__Work instructions__.
Go through the data below and copy it exactly, skipping every picture.

__Data block__.
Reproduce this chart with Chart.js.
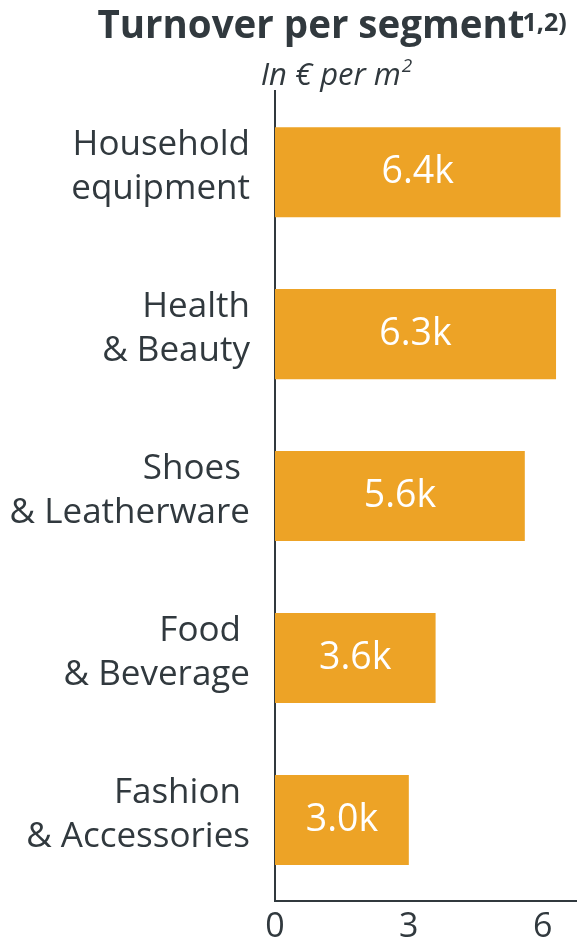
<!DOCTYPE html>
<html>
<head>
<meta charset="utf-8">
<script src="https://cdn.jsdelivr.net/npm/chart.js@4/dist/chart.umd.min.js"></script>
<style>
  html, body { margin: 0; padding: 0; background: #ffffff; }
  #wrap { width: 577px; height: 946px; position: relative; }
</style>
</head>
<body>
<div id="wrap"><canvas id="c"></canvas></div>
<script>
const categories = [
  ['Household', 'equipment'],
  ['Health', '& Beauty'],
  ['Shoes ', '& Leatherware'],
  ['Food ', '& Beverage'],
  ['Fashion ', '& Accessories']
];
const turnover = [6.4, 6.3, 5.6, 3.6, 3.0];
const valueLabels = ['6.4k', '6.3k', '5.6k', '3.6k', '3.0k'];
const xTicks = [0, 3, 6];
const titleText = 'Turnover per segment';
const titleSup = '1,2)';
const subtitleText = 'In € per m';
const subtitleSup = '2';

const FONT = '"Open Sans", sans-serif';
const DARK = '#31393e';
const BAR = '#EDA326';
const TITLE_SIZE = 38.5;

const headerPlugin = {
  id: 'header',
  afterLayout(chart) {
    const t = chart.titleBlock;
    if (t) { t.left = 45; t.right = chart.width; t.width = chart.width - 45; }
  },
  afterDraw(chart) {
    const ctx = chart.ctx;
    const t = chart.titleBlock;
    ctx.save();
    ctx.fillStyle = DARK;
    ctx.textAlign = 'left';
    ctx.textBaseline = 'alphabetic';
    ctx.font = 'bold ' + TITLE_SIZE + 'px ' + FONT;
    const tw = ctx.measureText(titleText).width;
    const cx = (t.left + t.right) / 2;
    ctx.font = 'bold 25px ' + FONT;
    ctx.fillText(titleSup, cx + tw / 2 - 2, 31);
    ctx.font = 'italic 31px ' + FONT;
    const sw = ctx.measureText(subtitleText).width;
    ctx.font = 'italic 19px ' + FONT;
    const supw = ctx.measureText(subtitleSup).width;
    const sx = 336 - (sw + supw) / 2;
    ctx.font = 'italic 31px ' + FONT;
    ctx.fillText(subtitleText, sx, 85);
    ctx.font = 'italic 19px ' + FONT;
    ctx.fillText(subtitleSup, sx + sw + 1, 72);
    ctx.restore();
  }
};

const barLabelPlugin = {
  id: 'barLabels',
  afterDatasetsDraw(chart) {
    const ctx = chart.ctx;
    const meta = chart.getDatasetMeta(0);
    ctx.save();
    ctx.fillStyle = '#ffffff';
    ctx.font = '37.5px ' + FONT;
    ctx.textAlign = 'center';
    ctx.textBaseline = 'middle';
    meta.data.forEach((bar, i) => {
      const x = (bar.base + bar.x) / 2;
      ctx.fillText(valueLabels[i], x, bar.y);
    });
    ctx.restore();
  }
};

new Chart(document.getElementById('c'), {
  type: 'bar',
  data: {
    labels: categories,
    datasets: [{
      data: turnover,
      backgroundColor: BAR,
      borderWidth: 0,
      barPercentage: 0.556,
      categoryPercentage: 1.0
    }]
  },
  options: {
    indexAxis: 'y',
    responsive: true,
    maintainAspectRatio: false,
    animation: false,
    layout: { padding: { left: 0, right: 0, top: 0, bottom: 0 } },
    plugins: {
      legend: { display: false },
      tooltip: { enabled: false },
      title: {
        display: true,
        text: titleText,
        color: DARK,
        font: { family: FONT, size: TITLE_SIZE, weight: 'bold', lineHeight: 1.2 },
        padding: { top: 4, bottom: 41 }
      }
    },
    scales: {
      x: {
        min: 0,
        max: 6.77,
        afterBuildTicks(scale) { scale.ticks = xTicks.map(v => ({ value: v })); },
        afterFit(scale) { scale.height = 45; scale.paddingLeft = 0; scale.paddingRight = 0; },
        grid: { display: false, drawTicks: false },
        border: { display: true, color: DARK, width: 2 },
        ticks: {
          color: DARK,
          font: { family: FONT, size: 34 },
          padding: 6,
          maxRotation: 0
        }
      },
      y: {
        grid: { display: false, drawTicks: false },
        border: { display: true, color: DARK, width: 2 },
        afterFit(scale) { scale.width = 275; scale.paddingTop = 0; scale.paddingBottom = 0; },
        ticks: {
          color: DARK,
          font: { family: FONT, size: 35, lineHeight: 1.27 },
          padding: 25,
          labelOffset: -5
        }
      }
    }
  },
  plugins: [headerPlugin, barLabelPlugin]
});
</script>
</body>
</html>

__Result__.
Reproduce this chart with Chart.js.
<!DOCTYPE html>
<html>
<head>
<meta charset="utf-8">
<script src="https://cdn.jsdelivr.net/npm/chart.js@4/dist/chart.umd.min.js"></script>
<style>
  html, body { margin: 0; padding: 0; background: #ffffff; }
  #wrap { width: 577px; height: 946px; position: relative; }
</style>
</head>
<body>
<div id="wrap"><canvas id="c"></canvas></div>
<script>
const categories = [
  ['Household', 'equipment'],
  ['Health', '& Beauty'],
  ['Shoes ', '& Leatherware'],
  ['Food ', '& Beverage'],
  ['Fashion ', '& Accessories']
];
const turnover = [6.4, 6.3, 5.6, 3.6, 3.0];
const valueLabels = ['6.4k', '6.3k', '5.6k', '3.6k', '3.0k'];
const xTicks = [0, 3, 6];
const titleText = 'Turnover per segment';
const titleSup = '1,2)';
const subtitleText = 'In € per m';
const subtitleSup = '2';

const FONT = '"Open Sans", sans-serif';
const DARK = '#31393e';
const BAR = '#EDA326';
const TITLE_SIZE = 38.5;

const headerPlugin = {
  id: 'header',
  afterLayout(chart) {
    const t = chart.titleBlock;
    if (t) { t.left = 45; t.right = chart.width; t.width = chart.width - 45; }
  },
  afterDraw(chart) {
    const ctx = chart.ctx;
    const t = chart.titleBlock;
    ctx.save();
    ctx.fillStyle = DARK;
    ctx.textAlign = 'left';
    ctx.textBaseline = 'alphabetic';
    ctx.font = 'bold ' + TITLE_SIZE + 'px ' + FONT;
    const tw = ctx.measureText(titleText).width;
    const cx = (t.left + t.right) / 2;
    ctx.font = 'bold 25px ' + FONT;
    ctx.fillText(titleSup, cx + tw / 2 - 2, 31);
    ctx.font = 'italic 31px ' + FONT;
    const sw = ctx.measureText(subtitleText).width;
    ctx.font = 'italic 19px ' + FONT;
    const supw = ctx.measureText(subtitleSup).width;
    const sx = 336 - (sw + supw) / 2;
    ctx.font = 'italic 31px ' + FONT;
    ctx.fillText(subtitleText, sx, 85);
    ctx.font = 'italic 19px ' + FONT;
    ctx.fillText(subtitleSup, sx + sw + 1, 72);
    ctx.restore();
  }
};

const barLabelPlugin = {
  id: 'barLabels',
  afterDatasetsDraw(chart) {
    const ctx = chart.ctx;
    const meta = chart.getDatasetMeta(0);
    ctx.save();
    ctx.fillStyle = '#ffffff';
    ctx.font = '37.5px ' + FONT;
    ctx.textAlign = 'center';
    ctx.textBaseline = 'middle';
    meta.data.forEach((bar, i) => {
      const x = (bar.base + bar.x) / 2;
      ctx.fillText(valueLabels[i], x, bar.y);
    });
    ctx.restore();
  }
};

new Chart(document.getElementById('c'), {
  type: 'bar',
  data: {
    labels: categories,
    datasets: [{
      data: turnover,
      backgroundColor: BAR,
      borderWidth: 0,
      barPercentage: 0.556,
      categoryPercentage: 1.0
    }]
  },
  options: {
    indexAxis: 'y',
    responsive: true,
    maintainAspectRatio: false,
    animation: false,
    layout: { padding: { left: 0, right: 0, top: 0, bottom: 0 } },
    plugins: {
      legend: { display: false },
      tooltip: { enabled: false },
      title: {
        display: true,
        text: titleText,
        color: DARK,
        font: { family: FONT, size: TITLE_SIZE, weight: 'bold', lineHeight: 1.2 },
        padding: { top: 4, bottom: 41 }
      }
    },
    scales: {
      x: {
        min: 0,
        max: 6.77,
        afterBuildTicks(scale) { scale.ticks = xTicks.map(v => ({ value: v })); },
        afterFit(scale) { scale.height = 45; scale.paddingLeft = 0; scale.paddingRight = 0; },
        grid: { display: false, drawTicks: false },
        border: { display: true, color: DARK, width: 2 },
        ticks: {
          color: DARK,
          font: { family: FONT, size: 34 },
          padding: 6,
          maxRotation: 0
        }
      },
      y: {
        grid: { display: false, drawTicks: false },
        border: { display: true, color: DARK, width: 2 },
        afterFit(scale) { scale.width = 275; scale.paddingTop = 0; scale.paddingBottom = 0; },
        ticks: {
          color: DARK,
          font: { family: FONT, size: 35, lineHeight: 1.27 },
          padding: 25,
          labelOffset: -5
        }
      }
    }
  },
  plugins: [headerPlugin, barLabelPlugin]
});
</script>
</body>
</html>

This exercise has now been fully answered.